BnF, Mss, NAF 16364, f. 21-22
Transcription de Marion Andrieux assistée de Florence Naugrette

a) « attrapperai ».


10 août [1846], lundi après-midi, 5 h. ½

Tu viens de réveiller en moi tout à l’heure le plus cher et le plus ardent de mes désirs, mon adoré. Je donnerais tout au monde pour faire tout de suite cette petite excursion avec toi [2]. Il me semble que ce n’est pas impossible sans inquiéter pour cela la bonne petite Dédé. Il suffirait de lui dire que tu es à quelques lieues de Paris pour deux ou trois jours seulement. Cela ne la tourmenterait pas et cela me donnerait du bonheur et du courage pour le reste de cette terrible et douloureuse année. Penses-y, mon adoré, et tâche de mettre à exécution ce doux et ravissant projet.
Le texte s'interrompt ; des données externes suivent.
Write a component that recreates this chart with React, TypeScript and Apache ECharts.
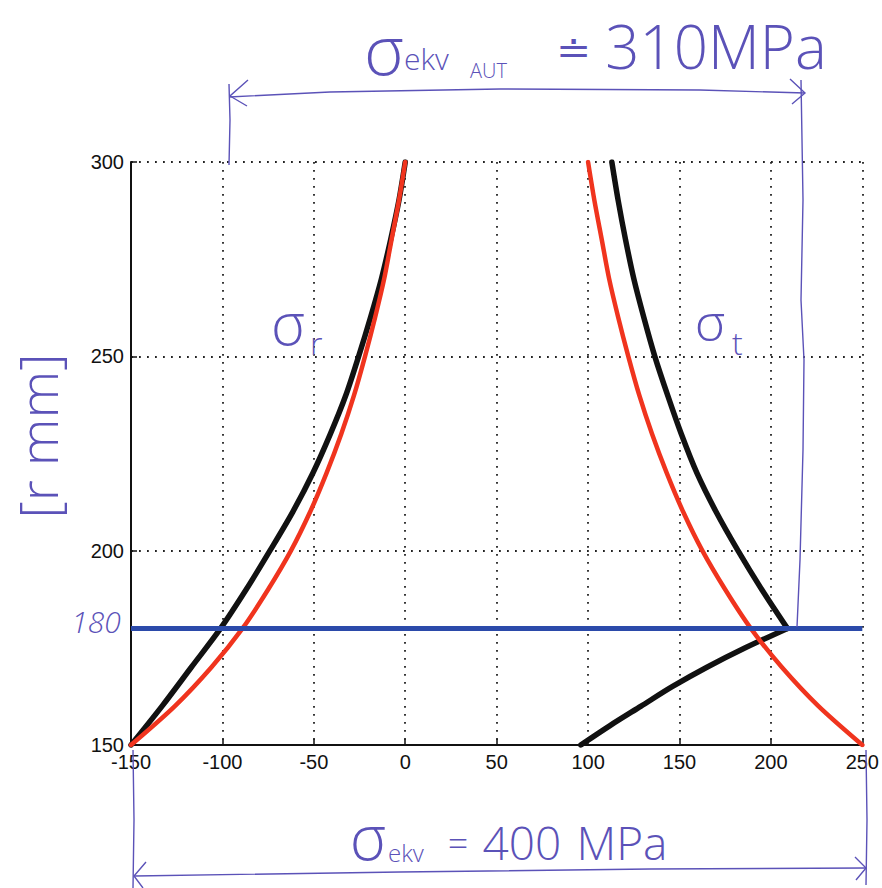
import React, { useEffect, useRef } from "react";
import * as echarts from "echarts";

// stress axis (MPa) and radius axis (mm)
const xMin = -150;
const xMax = 250;
const xStep = 50;
const yMin = 150;
const yMax = 300;
const yStep = 50;

// red curves
const radii = [150, 160, 170, 180, 190, 200, 210, 220, 230, 240, 250, 260, 270, 280, 290, 300];
const redRadial = [-150, -126, -106, -89, -75, -62.5, -52, -43, -35, -28, -22, -16.5, -11.5, -7.5, -3.5, 0];
const redTangential = [250, 226, 206, 189, 175, 162.5, 152, 143, 135, 128, 122, 116.5, 111.5, 107.5, 103.5, 100];

// black curves
const blackRadial = [-150, -133, -117, -101, -87, -74, -61.5, -50.5, -41, -32.5, -25.5, -19, -13, -8, -3.5, 0];
const innerRadii = [150, 155, 160, 165, 170, 175, 180];
const blackTangentialInner = [96, 112, 129, 146, 165, 186, 209];
const outerRadii = [180, 190, 200, 210, 220, 230, 240, 250, 260, 270, 280, 290, 300];
const blackTangentialOuter = [209, 195, 182, 170, 159.5, 151, 143.5, 136.5, 130.5, 125, 120.5, 116.5, 113];

// interface radius (blue line)
const interfaceRadius = 180;
const interfaceLine = [xMin, xMax];

const PEN = "#5b52b8";
const HAND = "'Open Sans', 'Noto Sans', sans-serif";

function pts(xs: number[], ys: number[]) {
  return xs.map((x, i) => [x, ys[i]]);
}

function txt(x: number, y: number, text: string, size: number, extra: any = {}) {
  return {
    type: "text",
    x,
    y,
    style: {
      text,
      fill: PEN,
      fontSize: size,
      fontFamily: HAND,
      fontWeight: 300,
      align: "center",
      verticalAlign: "middle",
      ...extra,
    },
    z: 10,
  };
}

function pl(points: number[][], w = 1.4) {
  return {
    type: "polyline",
    shape: { points },
    style: { stroke: PEN, lineWidth: w, fill: null },
    z: 10,
  };
}

function curve(name: string, data: number[][], color: string, width: number, z: number) {
  return {
    name,
    type: "line",
    data,
    symbol: "none",
    smooth: 0.3,
    lineStyle: { color, width, cap: "round", join: "round" },
    z,
  };
}

export default function App() {
  const ref = useRef<HTMLDivElement>(null);
  useEffect(() => {
    document.body.style.margin = "0";
    const chart = echarts.init(ref.current!, null, { renderer: "svg" });
    const axisLabel = {
      color: "#111",
      fontSize: 20,
      fontFamily: "'Liberation Sans', Arial, sans-serif",
    };
    const splitLine = {
      show: true,
      showMinLine: false,
      lineStyle: { color: "#222", width: 1.8, type: [1.8, 6.2] },
    };
    chart.setOption({
      animation: false,
      backgroundColor: "#ffffff",
      grid: { left: 131, right: 13, top: 162, bottom: 143 },
      xAxis: {
        type: "value",
        min: xMin,
        max: xMax,
        interval: xStep,
        axisLine: { show: true, onZero: false, lineStyle: { color: "#111", width: 2 } },
        axisTick: { show: true, inside: true, length: 6, lineStyle: { color: "#111", width: 1.5 } },
        axisLabel: { ...axisLabel, margin: 7 },
        splitLine,
      },
      yAxis: {
        type: "value",
        min: yMin,
        max: yMax,
        interval: yStep,
        axisLine: { show: true, onZero: false, lineStyle: { color: "#111", width: 2 } },
        axisTick: { show: true, inside: true, length: 6, lineStyle: { color: "#111", width: 1.5 } },
        axisLabel: { ...axisLabel, margin: 7 },
        splitLine,
      },
      series: [
        curve("black radial", pts(blackRadial, radii), "#111111", 5.5, 2),
        curve("black tangential inner", pts(blackTangentialInner, innerRadii), "#111111", 5.5, 2),
        curve("black tangential outer", pts(blackTangentialOuter, outerRadii), "#111111", 5.5, 2),
        curve("red radial", pts(redRadial, radii), "#f0341e", 4.5, 3),
        curve("red tangential", pts(redTangential, radii), "#f0341e", 4.5, 3),
        {
          name: "interface",
          type: "line",
          data: interfaceLine.map((x) => [x, interfaceRadius]),
          symbol: "none",
          lineStyle: { color: "#2b4aaa", width: 5 },
          z: 4,
        },
      ],
      graphic: [
        // top annotation
        txt(384, 48, "σ", 68),
        txt(404, 58, "ekv", 30, { align: "left" }),
        txt(470, 70, "AUT", 20, { align: "left" }),
        txt(573, 48, "≐", 42),
        txt(716, 46, "310MPa", 60),
        pl([[229, 97], [330, 92], [500, 89], [700, 90], [805, 93]]),
        pl([[248, 80], [230, 96], [247, 106]]),
        pl([[790, 79], [805, 93], [792, 104]]),
        pl([[229, 84], [230, 120], [229, 165]]),
        pl([[801, 80], [803, 200], [801, 300], [804, 360], [803, 450], [800, 560], [797, 627]]),
        // bottom annotation
        txt(368, 836, "σ", 62),
        txt(388, 852, "ekv", 24, { align: "left" }),
        txt(458, 843, "=", 36),
        txt(522, 842, "400", 46),
        txt(622, 842, "MPa", 46),
        pl([[133, 750], [134, 820], [133, 888]]),
        pl([[866, 750], [867, 820], [866, 885]]),
        pl([[135, 876], [400, 872], [650, 869], [866, 868]]),
        pl([[146, 862], [134, 876], [143, 888]]),
        pl([[855, 857], [866, 868], [856, 880]]),
        // curve labels
        txt(288, 322, "σ", 58),
        txt(310, 342, "r", 32, { align: "left" }),
        txt(710, 320, "σ", 52),
        txt(732, 342, "t", 32, { align: "left" }),
        // axis annotations
        txt(96, 621, "180", 30, { fontStyle: "italic" }),
        { ...txt(37, 436, "[r mm]", 54), rotation: Math.PI / 2 },
      ],
    });
    return () => chart.dispose();
  }, []);
  return <div ref={ref} style={{ width: 882, height: 888 }} />;
}
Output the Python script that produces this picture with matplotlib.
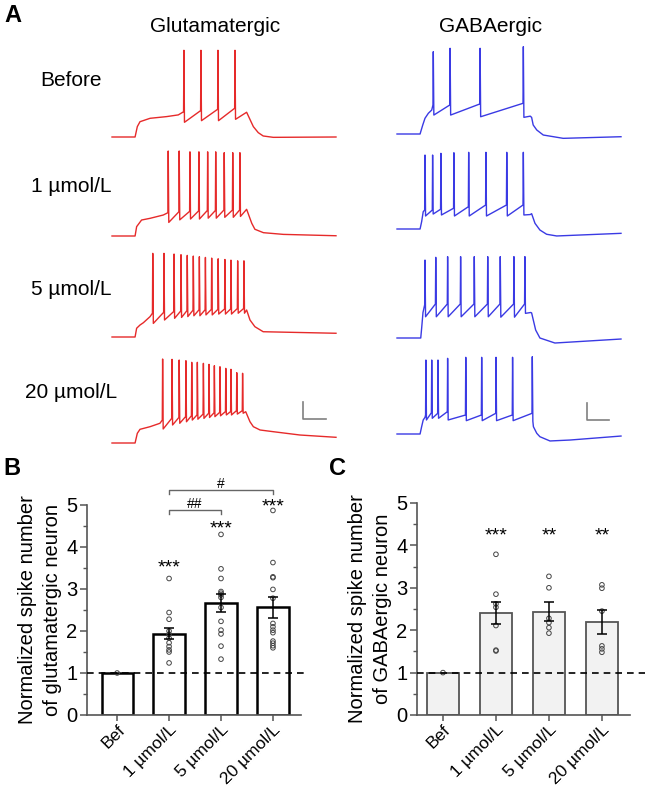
import matplotlib
matplotlib.use('Agg')
import matplotlib.pyplot as plt
from matplotlib.transforms import ScaledTranslation

plt.rcParams['font.family'] = ['Liberation Sans', 'DejaVu Sans']

# ---------------- panel A: traces (time in ms, voltage in mV) ----------------
rows = ['Before', '1 µmol/L', '5 µmol/L', '20 µmol/L']

glu_on_t = [[0, 103, 113, 125, 170, 244, 296],
            [0, 103, 110, 132, 170, 229],
            [0, 103, 110, 125, 140, 170],
            [0, 103, 113, 125, 170, 214]]
glu_on_v = [[-70, -70, -57.8, -52, -48, -46, -44],
            [-70, -70, -59, -51.2, -49.2, -45.3],
            [-70, -70, -59.7, -55.9, -53.2, -46],
            [-70, -70, -58.6, -53.9, -50.8, -46.8]]
glu_spk = [[321, 397, 473, 549],
           [251, 300, 348, 388, 427, 463, 501, 539, 571],
           [182, 232, 277, 308, 336, 363, 390, 417, 445, 474, 504, 531, 561, 589],
           [226, 268, 300, 330, 356, 381, 408, 433, 457, 482, 508, 531, 557, 583]]
glu_peak = [[32, 32, 32, 32],
            [30, 30, 29, 29, 29, 29, 28, 28, 28],
            [28.4, 28.4, 27.6, 26.8, 26, 25.2, 24.4, 23.6, 22.8, 22, 21.2, 20.4, 19.6, 19.6],
            [28.8, 28.4, 27.6, 26.8, 24.9, 24.9, 23.7, 22.5, 20.9, 19.7, 17.8, 16.7, 12.7, 12.0]]
glu_trough = [[-52.7, -50.8, -50.8, -49.2],
              [-54, -51, -50, -50, -49, -49, -48, -48, -47],
              [-54, -50, -48, -47, -46, -45, -45, -44, -44, -43, -43, -43, -42, -42],
              [-53.5, -48.8, -46.8, -45, -43, -42, -41, -40, -39, -38, -37, -37, -36, -35]]
glu_thresh = [[-40.3, -39, -37.4, -36.2],
              [-42.6, -41.5, -41, -40.5, -40, -40, -39.5, -39.5, -39.5],
              [-42, -41, -40, -39.5, -39, -38.5, -38, -38, -37.5, -37.5, -37, -37, -36.5, -36.5],
              [-43, -41, -40, -39, -38, -37, -36, -35, -34.5, -34, -33, -33, -32, -32]]
glu_off_t = [[601, 631, 653, 675, 720, 1000],
             [601, 624, 638, 676, 765, 1000],
             [601, 616, 638, 675, 1000],
             [597, 616, 631, 661, 720, 839, 1000]]
glu_off_v = [[-40.9, -57.8, -64.9, -68.8, -70.4, -70],
             [-38.6, -55.1, -62.1, -66.1, -68.1, -69.7],
             [-38.2, -50, -57.9, -63.8, -65.6],
             [-33.2, -45, -50.8, -54.7, -56.7, -60.6, -63.3]]

gaba_on_t = [[0, 103, 106, 115, 125, 140, 155],
             [0, 103, 110, 117],
             [0, 106, 110, 116],
             [0, 103, 110, 117, 125]]
gaba_on_v = [[-70, -70, -67.3, -59.4, -51.5, -45.6, -41.8],
             [-70, -70, -61.4, -49.7],
             [-70, -70, -58.6, -40],
             [-70, -70, -61.4, -53.5, -50.4]]
gaba_spk = [[162, 237, 371, 564],
            [125, 159, 196, 254, 320, 397, 490, 564],
            [125, 173, 226, 284, 345, 405, 461, 522, 571],
            [129, 155, 183, 226, 307, 378, 442, 516, 604]]
gaba_peak = [[26.8, 30.8, 30.8, 32.7],
             [17, 17, 19, 19.7, 20.2, 20.2, 20.2, 20.2],
             [21.7, 24.9, 25.7, 25.7, 25.7, 25.7, 25.7, 25.7, 25.7],
             [17, 17, 17, 19, 20.2, 20.2, 20.2, 20.2, 20.9]]
gaba_trough = [[-47.7, -47.7, -49.7, -50.4],
               [-54.7, -52.4, -53.5, -54.7, -54.7, -54.7, -54.7, -53.5],
               [-45, -45, -45, -45, -45, -45, -45.5, -45.5, -41],
               [-53.5, -51.5, -51.5, -53.5, -54.3, -54.3, -54.3, -54.3, -55]]
gaba_thresh = [[-35.9, -35.9, -34.7, -33.9],
               [-47.7, -47.7, -46.8, -45.6, -43.8, -41.8, -41.8, -41.8],
               [-31, -30, -30, -30, -30, -30, -30, -30, -30],
               [-47.7, -45, -45.7, -43.8, -47.7, -47.7, -45.7, -47.7, -45.7]]
gaba_off_t = [[595, 601, 608, 624, 653, 742, 1000],
              [595, 601, 616, 638, 668, 713, 1000],
              [597, 601, 619, 638, 705, 1000],
              [609, 624, 638, 683, 772, 1000]]
gaba_off_v = [[-49, -50.5, -59.4, -65.3, -71.2, -75.1, -73.2],
              [-53, -52, -63.3, -71.2, -76.2, -78.2, -75.1],
              [-40, -40.5, -60.6, -70, -75.9, -71.2],
              [-61.4, -69.2, -73.2, -78.2, -77.1, -72.4]]

# ---------------- panels B, C: normalized spike number ----------------
conds = ['Bef', '1 µmol/L', '5 µmol/L', '20 µmol/L']
glu_mean = [1.0, 1.94, 2.66, 2.56]
glu_sem = [0, 0.13, 0.21, 0.25]
glu_pts = [[1.0],
           [3.25, 2.44, 2.28, 2.0, 1.92, 1.83, 1.72, 1.63, 1.55, 1.5, 1.24],
           [4.30, 3.48, 3.25, 2.94, 2.90, 2.86, 2.80, 2.56, 2.23, 2.02, 1.93, 1.64, 1.33],
           [4.87, 3.63, 3.29, 3.27, 2.99, 2.78, 2.18, 2.10, 2.02, 1.96, 1.76, 1.71, 1.65, 1.60]]
glu_stars = ['', '***', '***', '***']
glu_star_y = [0, 3.65, 4.58, 5.10]

gaba_mean = [1.0, 2.41, 2.44, 2.19]
gaba_sem = [0, 0.26, 0.23, 0.29]
gaba_pts = [[1.0],
            [3.79, 2.85, 2.62, 2.54, 2.11, 1.53, 1.51],
            [3.27, 3.0, 2.28, 2.18, 2.06, 1.93],
            [3.07, 2.99, 2.45, 1.63, 1.56, 1.48]]
gaba_stars = ['', '***', '**', '**']
gaba_star_y = [0, 4.39, 4.39, 4.39]

# (from, to, height, label)
glu_brackets = [(1, 2, 4.88, '##'), (1, 3, 5.36, '#')]

# ---------------- figure ----------------
W, H = 645, 790
fig = plt.figure(figsize=(W / 100, H / 100), dpi=100)


def px_axes(left, bottom, w, h):
    return fig.add_axes([left / W, 1 - bottom / H, w / W, h / H])


def build(on_t, on_v, spk, pk, tr, th, off_t, off_v):
    t, v = list(on_t), list(on_v)
    for s, p, a, b in zip(spk, pk, tr, th):
        t += [s - 1.5, s, s + 2.5]
        v += [b, p, a]
    return t + list(off_t), v + list(off_v)


mv_per_px = 20 / 17.0
glu_base_px = [137, 236, 337, 443]
gaba_base_px = [134, 229, 338, 434]
vmin, vmax = -82, 36

cols = [(112, glu_base_px, '#e62a2a', glu_on_t, glu_on_v, glu_spk, glu_peak, glu_trough,
         glu_thresh, glu_off_t, glu_off_v),
        (397, gaba_base_px, '#3a3ae4', gaba_on_t, gaba_on_v, gaba_spk, gaba_peak, gaba_trough,
         gaba_thresh, gaba_off_t, gaba_off_v)]

trace_axes = []
for x0, bases, col, ont, onv, spk, pk, tr, th, offt, offv in cols:
    axs = []
    for i in range(4):
        b = bases[i] + (-70 - vmin) / mv_per_px
        ax = px_axes(x0, b, 224, (vmax - vmin) / mv_per_px)
        t, v = build(ont[i], onv[i], spk[i], pk[i], tr[i], th[i], offt[i], offv[i])
        ax.plot(t, v, color=col, lw=1.0, solid_joinstyle='round', clip_on=False)
        ax.set_xlim(0, 1000)
        ax.set_ylim(vmin, vmax)
        ax.axis('off')
        axs.append(ax)
    trace_axes.append(axs)

# scale bars: 100 ms, 20 mV
trace_axes[0][3].plot([854, 854, 954], [-22, -42, -42], color='#808080', lw=1.2, clip_on=False)
trace_axes[1][3].plot([847, 847, 947], [-33, -53, -53], color='#808080', lw=1.2, clip_on=False)

for lab, yc in zip(rows, [80, 187, 290, 392]):
    fig.text(71 / W, 1 - yc / H, lab, ha='center', va='center', fontsize=15)
fig.text(215 / W, 1 - 26 / H, 'Glutamatergic', ha='center', va='center', fontsize=15)
fig.text(490 / W, 1 - 26 / H, 'GABAergic', ha='center', va='center', fontsize=15)

fig.text(4 / W, 1 - 16 / H, 'A', ha='left', va='center', fontsize=17, fontweight='bold')
fig.text(3 / W, 1 - 468 / H, 'B', ha='left', va='center', fontsize=17, fontweight='bold')
fig.text(329 / W, 1 - 468 / H, 'C', ha='left', va='center', fontsize=17, fontweight='bold')


def bar_panel(ax, mean, sem, pts, stars, star_y, face, edge, elw, xlim, dash_end, ylab):
    x = range(len(conds))
    ax.bar(x, mean, width=0.6, color=face, edgecolor=edge, linewidth=elw, zorder=2)
    for i, p in enumerate(pts):
        ax.scatter([i] * len(p), p, s=11, facecolors='none', edgecolors='#444444',
                   linewidths=0.7, zorder=3)
    ax.errorbar(list(x)[1:], mean[1:], yerr=sem[1:], fmt='none', ecolor='black',
                elinewidth=1.1, capsize=3.3, capthick=1.1, zorder=4)
    ax.plot([xlim[0], dash_end], [1, 1], color='black', lw=1.2, ls=(0, (4, 3)),
            zorder=5, clip_on=False)
    for i, (s, y) in enumerate(zip(stars, star_y)):
        if s:
            ax.annotate(s, (i, y), xytext=(0, -8), textcoords='offset points',
                        ha='center', va='baseline', fontsize=14, annotation_clip=False)
    ax.set_xlim(*xlim)
    ax.set_ylim(0, 5)
    ax.set_yticks(range(6))
    ax.set_yticks([k + 0.5 for k in range(5)], minor=True)
    ax.set_xticks(list(x))
    ax.set_xticklabels(conds, rotation=45, ha='right', rotation_mode='anchor', fontsize=12.5)
    shift = ScaledTranslation(6 / 72, 2 / 72, fig.dpi_scale_trans)
    for lab in ax.get_xticklabels():
        lab.set_transform(lab.get_transform() + shift)
    ax.tick_params(axis='y', labelsize=14.5, direction='out', length=5, width=1.1,
                   color='#555555', pad=2)
    ax.tick_params(axis='y', which='minor', direction='out', length=3, width=1.0,
                   color='#555555')
    ax.tick_params(axis='x', direction='out', length=4, width=1.1, color='#555555', pad=1)
    for sp in ['top', 'right']:
        ax.spines[sp].set_visible(False)
    for sp in ['left', 'bottom']:
        ax.spines[sp].set_color('#555555')
        ax.spines[sp].set_linewidth(1.2)
    ax.set_ylabel(ylab, fontsize=14.5, linespacing=1.4, labelpad=3)


ax_b = px_axes(87, 715, 214, 210)
bar_panel(ax_b, glu_mean, glu_sem, glu_pts, glu_stars, glu_star_y, 'white', 'black', 1.8,
          (-0.58, 3.54), 3.6, 'Normalized spike number\nof glutamatergic neuron')
for a, b, h, lab in glu_brackets:
    ax_b.plot([a, a, b, b], [h - 0.1, h, h, h - 0.1], color='#666666', lw=1.0, clip_on=False)
    ax_b.annotate(lab, ((a + b) / 2, h + 0.17), xytext=(0, -4), textcoords='offset points',
                  ha='center', va='baseline', fontsize=10, annotation_clip=False)

ax_c = px_axes(417, 715, 213, 212)
bar_panel(ax_c, gaba_mean, gaba_sem, gaba_pts, gaba_stars, gaba_star_y, '#f2f2f2', '#555555',
          1.3, (-0.49, 3.53), 3.9, 'Normalized spike number\nof GABAergic neuron')

fig.savefig('out.png', dpi=100)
Quant à moi, je serai prête le jour, la nuit, l’heure où tu voudras venir me prendre. Mon Dieu, mon Dieu, vous savez si j’ai besoin de ces quelques heures d’amour et de bonheur pour supporter l’affreux malheur dont vous m’avez frappée [3]. Faites que mon Victor adoré puisse me les donner. Je viens d’entendre de bien doux et de bien charmants vers de vous, mon bien-aimé, mais le son de votre voix était encore plus doux et votre regard plus charmant et plus pénétrant encore que tous les divins vers que vous m’avez lus. Mon cœur n’avait pas trop de mes oreilles, de mes yeux et de mes lèvres pour vous adorer.

Juliette

BnF, Mss, NAF 16364, f. 23-24
Transcription de Marion Andrieux assistée de Florence Naugrette

Notes

[1Imitation d’un accent patoisant ou étranger pour “bonne heure”.

[2Ils feront un voyage en Normandie du 25 au 28 septembre.

[3La mort de sa fille Claire, le 21 juin 1846.